Optimizing Ad Schedules and Geotargeting
Sometimes, lowering CPA comes down to serving ads at the right times and in the right places, ensuring your budget isn’t wasted on off-hours or irrelevant regions.
Ad Scheduling
Check your performance data to see which days and times yield the lowest CPA. If evenings and weekends bring fewer but more cost-effective conversions, you might boost your bids or run a separate campaign during those periods. On the flip side, if Mondays have a sky-high CPA, consider bidding down or pausing ads on Mondays.
Geographical Focus
If you see that certain cities or regions lead to higher CPAs, you can either reduce bids there or exclude them entirely. Conversely, if certain areas outperform others, allocate more budget to maximize those conversions. Local or regional businesses can use radius targeting or ZIP code-level targeting to hone in on prime areas.
Language and Location Refinement
Ensure your language settings match the audience’s actual preferences. If you’re targeting an English-speaking audience, you wouldn’t want your ads served to users browsing in another language, as that would inflate your costs without driving meaningful conversions.
Scaling What Works and Reinventing What Doesn’t
Lowering CPA isn’t a one-time fix. Ongoing testing, analysis, and scaling are crucial for sustainable success.
Double Down on Best Performers
Identify the top performers in terms of Ad Groups, keywords, devices, or demographics that consistently deliver conversions at a low CPA. Increase budgets or bids for these segments to maximize their potential. Sometimes, simply adding $10 or $20 a day to a well-performing campaign can produce a noticeable increase in cost-effective conversions.
Pause or Rework Underperformers
It’s normal for certain campaigns or ad groups to do poorly. Don’t feel obligated to keep everything running. Pause underperformers and investigate why they aren’t producing. Could it be poor ad relevance? Weak landing page alignment? Uncompetitive bids? If the potential is still there, try new ad copy or targeting rather than completely discarding that audience.
Refine Your Offers
One overlooked factor in CPA reduction is the allure of your actual offer. If your discounts, free trials, or product bundles aren’t compelling enough, users will abandon the funnel quickly—wasting clicks. Experiment with different promotions or messaging that emphasize immediate value.
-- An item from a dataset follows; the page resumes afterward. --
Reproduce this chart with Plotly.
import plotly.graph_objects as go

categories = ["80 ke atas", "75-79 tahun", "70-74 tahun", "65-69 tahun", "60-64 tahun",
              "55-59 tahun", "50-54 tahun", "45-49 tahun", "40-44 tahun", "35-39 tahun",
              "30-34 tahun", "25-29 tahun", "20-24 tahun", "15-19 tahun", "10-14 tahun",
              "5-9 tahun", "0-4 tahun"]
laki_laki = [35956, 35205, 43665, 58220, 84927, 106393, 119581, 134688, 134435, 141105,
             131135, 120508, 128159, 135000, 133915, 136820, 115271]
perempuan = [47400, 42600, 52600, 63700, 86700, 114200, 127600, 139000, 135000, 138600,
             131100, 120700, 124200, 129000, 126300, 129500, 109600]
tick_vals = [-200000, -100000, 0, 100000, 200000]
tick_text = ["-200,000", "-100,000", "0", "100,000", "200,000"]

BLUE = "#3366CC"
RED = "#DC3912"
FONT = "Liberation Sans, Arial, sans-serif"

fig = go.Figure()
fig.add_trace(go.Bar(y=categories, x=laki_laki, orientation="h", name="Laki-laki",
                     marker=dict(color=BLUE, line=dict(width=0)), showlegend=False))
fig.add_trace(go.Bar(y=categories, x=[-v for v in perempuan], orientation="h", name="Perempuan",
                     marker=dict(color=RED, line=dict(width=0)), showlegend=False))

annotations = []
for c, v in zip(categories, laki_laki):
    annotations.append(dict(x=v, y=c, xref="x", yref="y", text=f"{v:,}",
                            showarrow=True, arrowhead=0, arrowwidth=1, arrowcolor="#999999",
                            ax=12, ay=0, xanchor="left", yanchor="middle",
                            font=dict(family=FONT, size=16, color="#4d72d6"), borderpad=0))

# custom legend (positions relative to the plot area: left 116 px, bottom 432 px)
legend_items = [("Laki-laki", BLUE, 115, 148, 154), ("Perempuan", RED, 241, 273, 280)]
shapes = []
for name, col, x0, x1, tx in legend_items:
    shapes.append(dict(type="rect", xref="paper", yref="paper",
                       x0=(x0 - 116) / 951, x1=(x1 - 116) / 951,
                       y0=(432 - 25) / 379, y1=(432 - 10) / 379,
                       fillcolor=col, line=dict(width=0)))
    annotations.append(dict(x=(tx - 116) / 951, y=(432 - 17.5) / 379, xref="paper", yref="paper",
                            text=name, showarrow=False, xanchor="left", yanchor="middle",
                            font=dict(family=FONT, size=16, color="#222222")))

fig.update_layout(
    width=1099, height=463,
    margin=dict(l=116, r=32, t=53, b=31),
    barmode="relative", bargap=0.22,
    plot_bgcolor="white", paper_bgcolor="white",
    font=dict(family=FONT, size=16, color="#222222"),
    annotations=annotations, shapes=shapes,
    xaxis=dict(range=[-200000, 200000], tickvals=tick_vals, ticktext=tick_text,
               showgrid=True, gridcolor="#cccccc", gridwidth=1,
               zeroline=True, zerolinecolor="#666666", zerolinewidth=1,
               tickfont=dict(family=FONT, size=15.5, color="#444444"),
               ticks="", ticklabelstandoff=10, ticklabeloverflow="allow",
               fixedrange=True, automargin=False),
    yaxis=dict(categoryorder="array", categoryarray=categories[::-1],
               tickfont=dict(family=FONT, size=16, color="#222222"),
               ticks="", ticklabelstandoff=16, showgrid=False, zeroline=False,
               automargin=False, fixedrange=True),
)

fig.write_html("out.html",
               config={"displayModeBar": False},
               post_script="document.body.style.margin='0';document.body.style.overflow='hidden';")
Sometimes, a small additional incentive can bring your CPA down by increasing conversion rates significantly.
Final Thoughts
Reducing cost-per-acquisition with Google Ads is a journey that marries strategic campaign setup, continuous optimization, and deep audience understanding. By refining your account structure, honing your ad copy, experimenting with bidding strategies, and optimizing your landing pages, you give yourself multiple points of leverage to lower CPA without sacrificing the volume or quality of your conversions.
Ultimately, the key lies in paying attention to the data: track everything from keyword performance and audience segments to ad schedules and device usage, then use those insights to guide your optimizations. Keep iterating, stay curious about new ad formats and targeting options, and never be afraid to pause what’s not working. In time, these collective efforts create an environment where you can confidently spend your ad budget, knowing each dollar has the best shot at bringing in valuable, cost-effective acquisitions.